私の恩師・野島芳明は、敗戦時に特攻隊員として生き残り、そのまま富士湖畔で13年間も冬ごもり勉学されました。恩師は「富士が朝日を照らされ一瞬だけ赤く映える神秘さが私のすべての霊感(インスピレーション)の根源になっている」と話していました。そして、いまも霊峰富士のもとに安らかに眠っています。
そんなこともあり、私はオフィスに2幅の赤富士の絵を掛けているのですが、これまで実際に見たことがありませんでした。
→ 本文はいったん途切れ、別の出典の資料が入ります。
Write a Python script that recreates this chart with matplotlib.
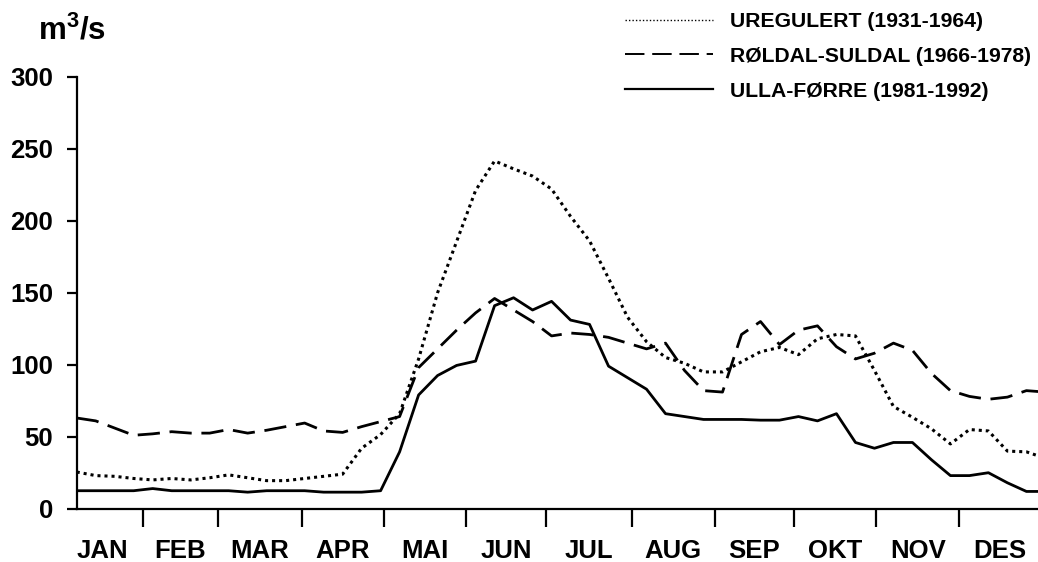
import matplotlib
matplotlib.use("Agg")
import matplotlib.pyplot as plt
from matplotlib.lines import Line2D
import numpy as np

plt.rcParams['font.family'] = ['Liberation Sans', 'DejaVu Sans']
plt.rcParams['font.weight'] = 'bold'
plt.rcParams['mathtext.fontset'] = 'custom'
plt.rcParams['mathtext.bf'] = 'Liberation Sans:bold'
plt.rcParams['mathtext.rm'] = 'Liberation Sans:bold'

# weekly mean discharge (m3/s), week 1..52
weeks = np.arange(1, 53)
uregulert = [25.5, 23, 22.5, 21, 20, 21, 20, 21.5, 23.5, 21.5, 19.5, 19.5, 21,
             22.5, 24, 42, 51.5, 66, 104, 150, 185.5, 221, 241.5, 236, 231, 222,
             203, 186, 160, 133, 116, 105, 101, 95, 95, 102, 109, 112, 107, 118,
             121, 120, 96, 71, 63.5, 55.5, 45, 55, 54, 40, 39.5, 35]
roldal = [63, 61, 56, 51, 52, 53.5, 52.5, 52.5, 55, 52.5, 54.5, 57, 59.5,
          54, 53, 57, 60.5, 64, 98, 111, 124, 136, 146, 138, 130, 120,
          122, 121, 119, 115, 111, 115, 96, 82, 81, 121, 130, 114, 124, 127,
          112.5, 104, 108, 115, 110, 94, 82, 78, 76, 77.5, 82, 81]
ulla = [12.5, 12.5, 12.5, 12.5, 14, 12.5, 12.5, 12.5, 12.5, 11.5, 12.5, 12.5, 12.5,
        11.5, 11.5, 11.5, 12.5, 39.5, 79, 92.5, 99.5, 102.5, 141, 146.5, 138, 144,
        131, 128, 99, 91, 83, 66, 64, 62, 62, 62, 61.5, 61.5, 64, 61,
        66, 46, 42, 46, 46, 34, 23, 23, 25, 18, 12, 12]

labels = ['UREGULERT (1931-1964)', 'RØLDAL-SULDAL (1966-1978)', 'ULLA-FØRRE (1981-1992)']
months = ['JAN', 'FEB', 'MAR', 'APR', 'MAI', 'JUN', 'JUL', 'AUG', 'SEP', 'OKT', 'NOV', 'DES']
# month borders in week units
borders = [0.22, 4.48, 8.45, 12.84, 17.17, 21.49, 25.70, 30.23, 34.59, 38.78, 43.08, 47.47, 51.77]

fig = plt.figure(figsize=(10.38, 5.62), dpi=100)
ax = fig.add_axes([0.0739, 0.0948, 0.9261, 0.7687])

ax.plot(weeks, uregulert, color='black', lw=2.2, linestyle=(0, (1, 1.3)))
ax.plot(weeks, roldal, color='black', lw=2.0, linestyle=(0, (8, 3.5)))
ax.plot(weeks, ulla, color='black', lw=2.0)

ax.set_xlim(1, 51.61)
ax.set_ylim(0, 300)
ax.spines['top'].set_visible(False)
ax.spines['right'].set_visible(False)
ax.spines['left'].set_linewidth(1.6)
ax.spines['bottom'].set_linewidth(1.6)

ax.set_yticks([0, 50, 100, 150, 200, 250, 300])
ax.tick_params(axis='y', direction='out', length=7.5, width=1.6, pad=9.5, labelsize=18.5)

ax.set_xticks(borders[1:-1])
ax.set_xticklabels([])
ax.tick_params(axis='x', which='major', direction='out', length=13, width=1.6)
centers = [(borders[i] + borders[i + 1]) / 2 for i in range(12)]
ax.set_xticks(centers, minor=True)
ax.set_xticklabels(months, minor=True)
ax.tick_params(axis='x', which='minor', length=0, pad=22, labelsize=18.5)

fig.text(38 / 1038, 1 - 40 / 562, r'$\mathbf{m^3/s}$', fontsize=22.5, ha='left', va='baseline')

handles = [Line2D([], [], color='black', lw=1.0, linestyle=(0, (1, 1.5))),
           Line2D([], [], color='black', lw=1.4, linestyle=(0, (10, 4))),
           Line2D([], [], color='black', lw=1.6)]
ax.legend(handles, labels, loc='upper left', bbox_to_anchor=(624.7 / 1038, 1 - 12 / 562),
          bbox_transform=fig.transFigure, frameon=False, fontsize=15.2,
          handlelength=4.2, handletextpad=0.8, labelspacing=0.75, borderpad=0, borderaxespad=0)

fig.savefig('out.png', dpi=100)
8月17日の早朝、台風7号一過の澄みきった青空のなかに富士山が遠望できました。ホテルニューオータニの8階の部屋から眺めていましたら、じき朝日に照らされた赤富士を見ることができました。主に晩夏から初秋の早朝に見られるというこの瞬間を、スマホで撮るのでは惜い気がしたが、なんとも幸運なことでした。
また、この2日前の出来事で友人からメールをもらいました。普段はきわめて冷静な友人なのですが、めずらしく熱いメールでした;
「武道館における戦没者追悼式に参列しましたが、退位のお気持ちを述べられた陛下がご退場されるときに、あの大きな会場から自然と大きな拍手が起きて鳴りやみませんでした。思わず涙腺が緩みましたが、先人の多くの苦労と賢明なる選択の結果が、今日の国のかたちを作っていることをあらためて感じました。あの湧き上がるような『自然な拍手』こそが民主主義の下における天皇の在り方を示していると信じてやみません」と、ありました。
お盆明けの東京は素晴らしい滞在になりました。